On the forest floor of mangroves along the north coast of Java, it is hard to find a square metre without plastic. There is an average of 27 plastic items per square metre, says new research.
NIOZ researcher Celine Van Bijsterveld, who has monitored the accumulation of plastic waste in Indonesian mangroves over years, explained that mangroves – which form a natural coastal defence by breaking waves – also form a perfect plastic trap.
She said: “For the mangrove tree, this trap can become quite lethal. The most common mangrove tree on Java’s coast, the grey mangrove, has upward-growing roots to get oxygen flowing during high tide. When plastic waste accumulates in these forests, the snorkels are blocked. In areas completely covered by plastic, trees suffocate.”
The problem isn’t only the plastic on the surface, says the statement. The team found plastics buried as deep as 35 cm inside the sediment. Plastic stuck in these upper layers further decreases the trees’ access to oxygen.

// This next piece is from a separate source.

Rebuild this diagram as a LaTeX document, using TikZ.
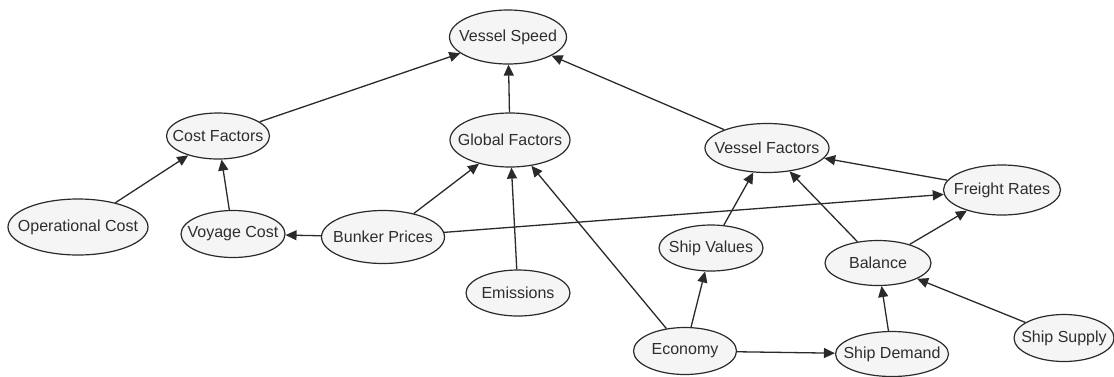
\documentclass[tikz,border=0pt]{standalone}
\usepackage{fontspec}
\setmainfont{Liberation Sans}
\usetikzlibrary{shapes.geometric,arrows.meta}
\definecolor{edgecol}{HTML}{2A2A2A}
\definecolor{nodefill}{HTML}{F5F5F5}
\definecolor{textcol}{HTML}{2E2E2E}
\tikzset{
  nd/.style={ellipse, draw=edgecol, line width=1.2pt, fill=nodefill, inner sep=0pt},
  every label/.style={text=textcol, font=\fontsize{16}{19}\selectfont, inner sep=0pt},
  link/.style={draw=edgecol, line width=1.3pt, -{Triangle[length=11pt,width=10pt]}}
}
\begin{document}
\begin{tikzpicture}[x=1pt,y=-1pt]
\useasboundingbox (0,0) rectangle (1114,376);
\node[nd, minimum width=117pt, minimum height=54pt, label={center:Vessel Speed}] (vs) at (508,37) {};
\node[nd, minimum width=103pt, minimum height=46pt, label={center:Cost Factors}] (cf) at (218,136) {};
\node[nd, minimum width=120pt, minimum height=54pt, label={center:Global Factors}] (gf) at (510,140) {};
\node[nd, minimum width=124pt, minimum height=49pt, label={center:Vessel Factors}] (vf) at (767,148) {};
\node[nd, minimum width=117pt, minimum height=50pt, label={center:Freight Rates}] (fr) at (1002,190) {};
\node[nd, minimum width=140pt, minimum height=56pt, label={center:Operational Cost}] (oc) at (78,227) {};
\node[nd, minimum width=104pt, minimum height=47pt, label={center:Voyage Cost}] (vc) at (233,234) {};
\node[nd, minimum width=123pt, minimum height=53pt, label={center:Bunker Prices}] (bp) at (383,237) {};
\node[nd, minimum width=104pt, minimum height=46pt, label={center:Emissions}] (em) at (518,293) {};
\node[nd, minimum width=104pt, minimum height=46pt, label={center:Ship Values}] (sv) at (711,248) {};
\node[nd, minimum width=106pt, minimum height=45pt, label={center:Balance}] (ba) at (878,263) {};
\node[nd, minimum width=103pt, minimum height=47pt, label={center:Economy}] (ec) at (685,351) {};
\node[nd, minimum width=113pt, minimum height=45pt, label={center:Ship Demand}] (sd) at (892,354) {};
\node[nd, minimum width=100pt, minimum height=47pt, label={center:Ship Supply}] (ss) at (1064,338) {};
\draw[link] (cf) -- (vs);
\draw[link] (gf) -- (vs);
\draw[link] (vf) -- (vs);
\draw[link] (oc) -- (cf);
\draw[link] (vc) -- (cf);
\draw[link] (bp) -- (vc);
\draw[link] (bp) -- (gf);
\draw[link] (em) -- (gf);
\draw[link] (ec) -- (gf);
\draw[link] (bp) -- (fr);
\draw[link] (fr) -- (vf);
\draw[link] (sv) -- (vf);
\draw[link] (ba) -- (vf);
\draw[link] (ba) -- (fr);
\draw[link] (ec) -- (sv);
\draw[link] (ec) -- (sd);
\draw[link] (sd) -- (ba);
\draw[link] (ss) -- (ba);
\end{tikzpicture}
\end{document}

Although the roots change course when they are obstructed, the prospect of survival gets much gloomier once the threshold of 75% is reached and plastic in the sediment pushes it towards 100%, writes the statement.
The Indonesian government is investing in mangrove restoration in an attempt to recreate a green-belt along the coast, but restoration is slow and existing forests are stressed, says the research.
Van Bijsterveldt warns: “Replanting mangroves without tackling the plastic problem is like trying to try to empty the ocean with a thimble. Successful restoration needs to go hand in hand with sustainable waste management.”